Exercise aim —
Pictures within the data are to be left out; everything else must be reproduced exactly.

Data block —

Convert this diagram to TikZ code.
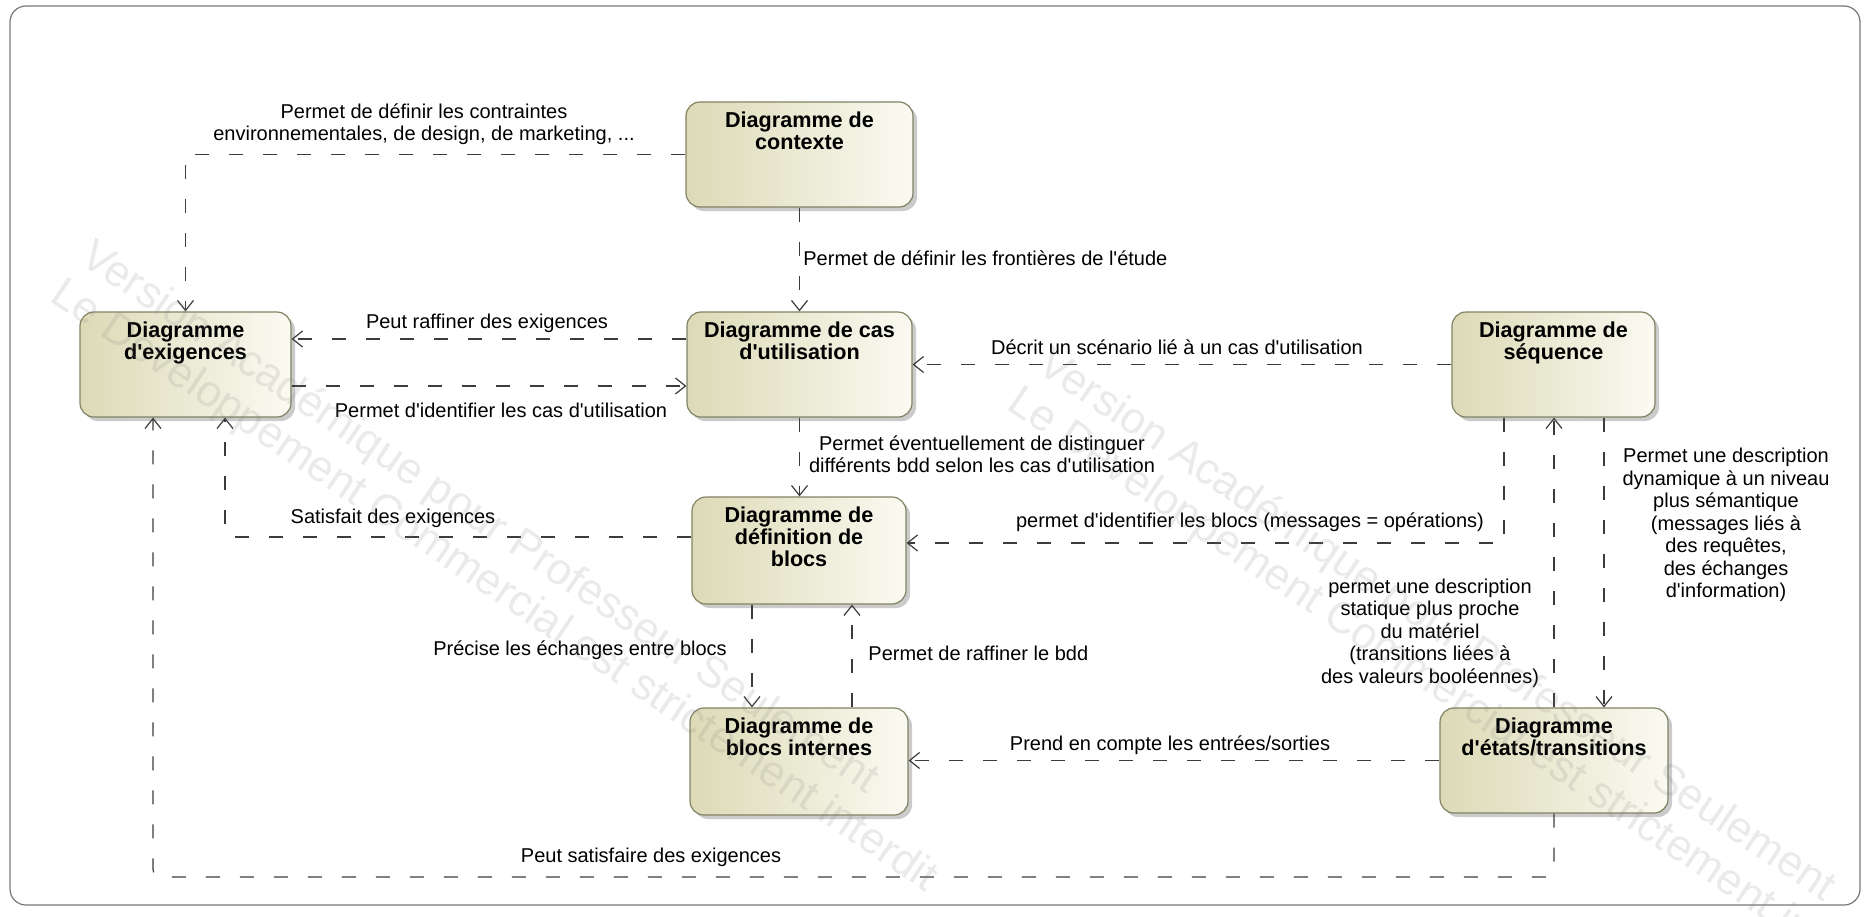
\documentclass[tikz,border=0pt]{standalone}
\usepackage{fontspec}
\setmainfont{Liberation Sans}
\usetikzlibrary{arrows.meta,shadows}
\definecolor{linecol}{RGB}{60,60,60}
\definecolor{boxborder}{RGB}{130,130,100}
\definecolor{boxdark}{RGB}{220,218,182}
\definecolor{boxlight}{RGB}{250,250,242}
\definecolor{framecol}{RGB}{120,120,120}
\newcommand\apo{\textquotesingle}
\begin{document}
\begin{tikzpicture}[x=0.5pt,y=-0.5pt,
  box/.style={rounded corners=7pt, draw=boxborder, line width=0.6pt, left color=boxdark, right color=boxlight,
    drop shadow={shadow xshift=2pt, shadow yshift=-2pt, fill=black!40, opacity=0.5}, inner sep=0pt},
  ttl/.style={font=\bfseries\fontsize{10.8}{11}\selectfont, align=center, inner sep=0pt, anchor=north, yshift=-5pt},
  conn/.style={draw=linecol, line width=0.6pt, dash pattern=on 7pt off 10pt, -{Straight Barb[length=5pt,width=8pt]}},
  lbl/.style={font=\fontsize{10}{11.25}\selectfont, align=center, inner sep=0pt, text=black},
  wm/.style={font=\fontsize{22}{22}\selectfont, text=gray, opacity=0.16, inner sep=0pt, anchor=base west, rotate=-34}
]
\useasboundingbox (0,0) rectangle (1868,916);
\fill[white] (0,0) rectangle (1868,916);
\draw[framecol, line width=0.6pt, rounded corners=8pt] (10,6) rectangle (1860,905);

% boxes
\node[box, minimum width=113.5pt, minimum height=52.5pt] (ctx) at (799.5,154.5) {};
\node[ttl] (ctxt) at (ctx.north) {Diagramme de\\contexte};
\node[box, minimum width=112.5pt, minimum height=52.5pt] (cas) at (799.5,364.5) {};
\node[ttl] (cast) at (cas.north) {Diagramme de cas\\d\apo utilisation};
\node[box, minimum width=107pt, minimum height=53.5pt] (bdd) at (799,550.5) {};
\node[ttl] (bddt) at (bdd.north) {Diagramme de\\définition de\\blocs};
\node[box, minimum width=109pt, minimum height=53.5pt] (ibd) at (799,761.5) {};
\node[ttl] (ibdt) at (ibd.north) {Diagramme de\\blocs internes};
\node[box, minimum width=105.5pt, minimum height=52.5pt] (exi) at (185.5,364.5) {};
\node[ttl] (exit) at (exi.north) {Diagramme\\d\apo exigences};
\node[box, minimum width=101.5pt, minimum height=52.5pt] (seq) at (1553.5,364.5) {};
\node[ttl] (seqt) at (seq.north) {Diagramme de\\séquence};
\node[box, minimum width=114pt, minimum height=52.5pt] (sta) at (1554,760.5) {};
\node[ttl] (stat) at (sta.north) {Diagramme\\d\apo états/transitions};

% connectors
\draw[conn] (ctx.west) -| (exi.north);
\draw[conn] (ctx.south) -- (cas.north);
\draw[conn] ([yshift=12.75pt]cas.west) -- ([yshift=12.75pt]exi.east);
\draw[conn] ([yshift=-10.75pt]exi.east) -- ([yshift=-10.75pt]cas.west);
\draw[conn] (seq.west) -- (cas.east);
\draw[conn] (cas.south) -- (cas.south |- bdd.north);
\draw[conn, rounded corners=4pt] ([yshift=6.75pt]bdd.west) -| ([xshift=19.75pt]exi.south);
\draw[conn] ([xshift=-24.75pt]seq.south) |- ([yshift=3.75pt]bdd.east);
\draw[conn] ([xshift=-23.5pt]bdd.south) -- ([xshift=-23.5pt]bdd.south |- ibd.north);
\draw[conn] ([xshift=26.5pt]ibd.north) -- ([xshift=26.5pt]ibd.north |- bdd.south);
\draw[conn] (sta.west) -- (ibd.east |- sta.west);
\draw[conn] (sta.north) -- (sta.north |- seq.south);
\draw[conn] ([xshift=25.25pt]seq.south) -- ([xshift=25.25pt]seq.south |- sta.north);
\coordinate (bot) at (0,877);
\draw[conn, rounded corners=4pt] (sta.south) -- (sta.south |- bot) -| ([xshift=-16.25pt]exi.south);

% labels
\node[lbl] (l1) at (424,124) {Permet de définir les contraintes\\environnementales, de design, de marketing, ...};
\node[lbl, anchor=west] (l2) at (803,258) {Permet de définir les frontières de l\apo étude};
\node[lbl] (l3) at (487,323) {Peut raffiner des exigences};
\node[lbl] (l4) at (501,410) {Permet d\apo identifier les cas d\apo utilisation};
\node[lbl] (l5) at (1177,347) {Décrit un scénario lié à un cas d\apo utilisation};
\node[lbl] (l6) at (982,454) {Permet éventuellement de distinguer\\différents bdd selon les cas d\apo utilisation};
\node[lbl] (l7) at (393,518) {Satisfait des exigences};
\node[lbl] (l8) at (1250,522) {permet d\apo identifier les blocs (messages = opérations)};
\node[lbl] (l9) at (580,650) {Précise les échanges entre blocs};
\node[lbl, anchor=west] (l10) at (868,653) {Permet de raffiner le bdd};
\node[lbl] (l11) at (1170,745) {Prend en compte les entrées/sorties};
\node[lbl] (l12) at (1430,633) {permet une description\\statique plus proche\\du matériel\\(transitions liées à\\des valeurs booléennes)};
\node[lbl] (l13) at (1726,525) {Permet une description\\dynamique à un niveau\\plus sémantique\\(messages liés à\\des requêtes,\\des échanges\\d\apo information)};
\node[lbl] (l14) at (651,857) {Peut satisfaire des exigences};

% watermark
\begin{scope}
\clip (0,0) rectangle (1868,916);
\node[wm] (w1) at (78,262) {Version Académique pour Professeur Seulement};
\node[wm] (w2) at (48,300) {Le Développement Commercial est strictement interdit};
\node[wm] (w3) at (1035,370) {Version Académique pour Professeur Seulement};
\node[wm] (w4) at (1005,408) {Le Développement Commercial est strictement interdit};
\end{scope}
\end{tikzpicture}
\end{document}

The reply —
Convert this diagram to TikZ code.
\documentclass[tikz,border=0pt]{standalone}
\usepackage{fontspec}
\setmainfont{Liberation Sans}
\usetikzlibrary{arrows.meta,shadows}
\definecolor{linecol}{RGB}{60,60,60}
\definecolor{boxborder}{RGB}{130,130,100}
\definecolor{boxdark}{RGB}{220,218,182}
\definecolor{boxlight}{RGB}{250,250,242}
\definecolor{framecol}{RGB}{120,120,120}
\newcommand\apo{\textquotesingle}
\begin{document}
\begin{tikzpicture}[x=0.5pt,y=-0.5pt,
  box/.style={rounded corners=7pt, draw=boxborder, line width=0.6pt, left color=boxdark, right color=boxlight,
    drop shadow={shadow xshift=2pt, shadow yshift=-2pt, fill=black!40, opacity=0.5}, inner sep=0pt},
  ttl/.style={font=\bfseries\fontsize{10.8}{11}\selectfont, align=center, inner sep=0pt, anchor=north, yshift=-5pt},
  conn/.style={draw=linecol, line width=0.6pt, dash pattern=on 7pt off 10pt, -{Straight Barb[length=5pt,width=8pt]}},
  lbl/.style={font=\fontsize{10}{11.25}\selectfont, align=center, inner sep=0pt, text=black},
  wm/.style={font=\fontsize{22}{22}\selectfont, text=gray, opacity=0.16, inner sep=0pt, anchor=base west, rotate=-34}
]
\useasboundingbox (0,0) rectangle (1868,916);
\fill[white] (0,0) rectangle (1868,916);
\draw[framecol, line width=0.6pt, rounded corners=8pt] (10,6) rectangle (1860,905);

% boxes
\node[box, minimum width=113.5pt, minimum height=52.5pt] (ctx) at (799.5,154.5) {};
\node[ttl] (ctxt) at (ctx.north) {Diagramme de\\contexte};
\node[box, minimum width=112.5pt, minimum height=52.5pt] (cas) at (799.5,364.5) {};
\node[ttl] (cast) at (cas.north) {Diagramme de cas\\d\apo utilisation};
\node[box, minimum width=107pt, minimum height=53.5pt] (bdd) at (799,550.5) {};
\node[ttl] (bddt) at (bdd.north) {Diagramme de\\définition de\\blocs};
\node[box, minimum width=109pt, minimum height=53.5pt] (ibd) at (799,761.5) {};
\node[ttl] (ibdt) at (ibd.north) {Diagramme de\\blocs internes};
\node[box, minimum width=105.5pt, minimum height=52.5pt] (exi) at (185.5,364.5) {};
\node[ttl] (exit) at (exi.north) {Diagramme\\d\apo exigences};
\node[box, minimum width=101.5pt, minimum height=52.5pt] (seq) at (1553.5,364.5) {};
\node[ttl] (seqt) at (seq.north) {Diagramme de\\séquence};
\node[box, minimum width=114pt, minimum height=52.5pt] (sta) at (1554,760.5) {};
\node[ttl] (stat) at (sta.north) {Diagramme\\d\apo états/transitions};

% connectors
\draw[conn] (ctx.west) -| (exi.north);
\draw[conn] (ctx.south) -- (cas.north);
\draw[conn] ([yshift=12.75pt]cas.west) -- ([yshift=12.75pt]exi.east);
\draw[conn] ([yshift=-10.75pt]exi.east) -- ([yshift=-10.75pt]cas.west);
\draw[conn] (seq.west) -- (cas.east);
\draw[conn] (cas.south) -- (cas.south |- bdd.north);
\draw[conn, rounded corners=4pt] ([yshift=6.75pt]bdd.west) -| ([xshift=19.75pt]exi.south);
\draw[conn] ([xshift=-24.75pt]seq.south) |- ([yshift=3.75pt]bdd.east);
\draw[conn] ([xshift=-23.5pt]bdd.south) -- ([xshift=-23.5pt]bdd.south |- ibd.north);
\draw[conn] ([xshift=26.5pt]ibd.north) -- ([xshift=26.5pt]ibd.north |- bdd.south);
\draw[conn] (sta.west) -- (ibd.east |- sta.west);
\draw[conn] (sta.north) -- (sta.north |- seq.south);
\draw[conn] ([xshift=25.25pt]seq.south) -- ([xshift=25.25pt]seq.south |- sta.north);
\coordinate (bot) at (0,877);
\draw[conn, rounded corners=4pt] (sta.south) -- (sta.south |- bot) -| ([xshift=-16.25pt]exi.south);

% labels
\node[lbl] (l1) at (424,124) {Permet de définir les contraintes\\environnementales, de design, de marketing, ...};
\node[lbl, anchor=west] (l2) at (803,258) {Permet de définir les frontières de l\apo étude};
\node[lbl] (l3) at (487,323) {Peut raffiner des exigences};
\node[lbl] (l4) at (501,410) {Permet d\apo identifier les cas d\apo utilisation};
\node[lbl] (l5) at (1177,347) {Décrit un scénario lié à un cas d\apo utilisation};
\node[lbl] (l6) at (982,454) {Permet éventuellement de distinguer\\différents bdd selon les cas d\apo utilisation};
\node[lbl] (l7) at (393,518) {Satisfait des exigences};
\node[lbl] (l8) at (1250,522) {permet d\apo identifier les blocs (messages = opérations)};
\node[lbl] (l9) at (580,650) {Précise les échanges entre blocs};
\node[lbl, anchor=west] (l10) at (868,653) {Permet de raffiner le bdd};
\node[lbl] (l11) at (1170,745) {Prend en compte les entrées/sorties};
\node[lbl] (l12) at (1430,633) {permet une description\\statique plus proche\\du matériel\\(transitions liées à\\des valeurs booléennes)};
\node[lbl] (l13) at (1726,525) {Permet une description\\dynamique à un niveau\\plus sémantique\\(messages liés à\\des requêtes,\\des échanges\\d\apo information)};
\node[lbl] (l14) at (651,857) {Peut satisfaire des exigences};

% watermark
\begin{scope}
\clip (0,0) rectangle (1868,916);
\node[wm] (w1) at (78,262) {Version Académique pour Professeur Seulement};
\node[wm] (w2) at (48,300) {Le Développement Commercial est strictement interdit};
\node[wm] (w3) at (1035,370) {Version Académique pour Professeur Seulement};
\node[wm] (w4) at (1005,408) {Le Développement Commercial est strictement interdit};
\end{scope}
\end{tikzpicture}
\end{document}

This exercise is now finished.